The Supreme Court’s judgement, at its heart, is that the bakers, in the judges’ words, “would have refused to make such a cake for any customer, irrespective of their sexual orientation”. They go on: “Their objection was to the message on the cake, not to the personal characteristics of Mr Lee. Accordingly this court holds that there was no discrimination on the grounds of the sexual orientation of Mr Lee”.

But there was. As the judges also concede: “It is deeply humiliating, and an affront to human dignity, to deny someone a service because of that person’s race, gender, disability, sexual orientation, religion or belief.” Such humiliation was plainly suffered by Mr Lee and, by proxy, by many others. Mr Lee’s sexual orientation and the slogan on the cake amounted to the same thing; they can no more be separated from one another than the eggs and flour can be extracted from a cake once baked.

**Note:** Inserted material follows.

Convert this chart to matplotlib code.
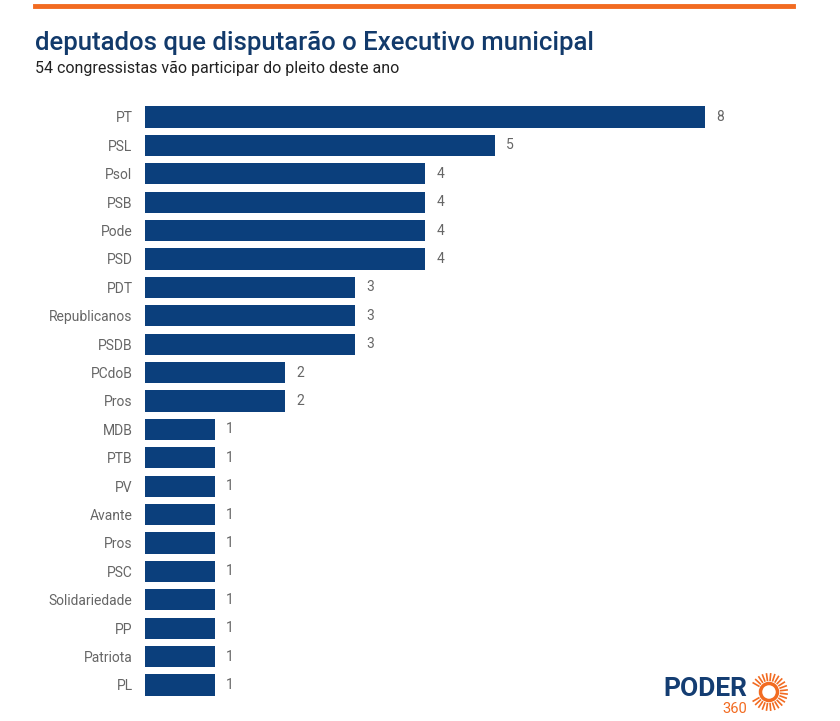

The Supreme Court judges, in other words, took an unnecessarily legalistic and restrictive view of their role, and of the spirit and intent of the law. Lay people, and especially (and notoriously) journalists, often misunderstand the purpose of the courts, which is to adjudge points of law rather than make moral or political judgments. Even taking that into account, however, the judges do seem to have landed themselves in a highly abstruse place. Plainly it is not what the equalities legislation was about.

Even so, in making a judgment many will find offensive and difficult to accept, the Supreme Court judges are not, to borrow a phrase, “enemies of the people”. The principle of an independent judicatory has to be respected, even when judgments fall against what seems like common sense or the “will of the people”. For what it is worth, polls show strong support for gay marriage in Northern Ireland, and even the Northern Ireland Assembly has, at the fifth attempt, voted for it (it was then vetoed by the Democratic Unionists).

It is now for the legislators in Belfast, when they resume their work, to admit the wider issue of unacceptably restricted rights of equality in the province, both for LGBT+ people and for women. If the Northern Irish Assembly and Executive cannot or will not resume its duties, then parliament in Westminster should consider the case for UK-wide intervention and clarification of the law. In the phraseology of GBBO, this is a technical challenge that seems to have been beyond the wit of our lawmakers and our judges to get right.

If we are truly committed to equal rights, we should use the publicity around this case as an opportunity to discuss and confront the prejudices against LGBT+ people on our doorstep, of which one wedding cake is only one minor example.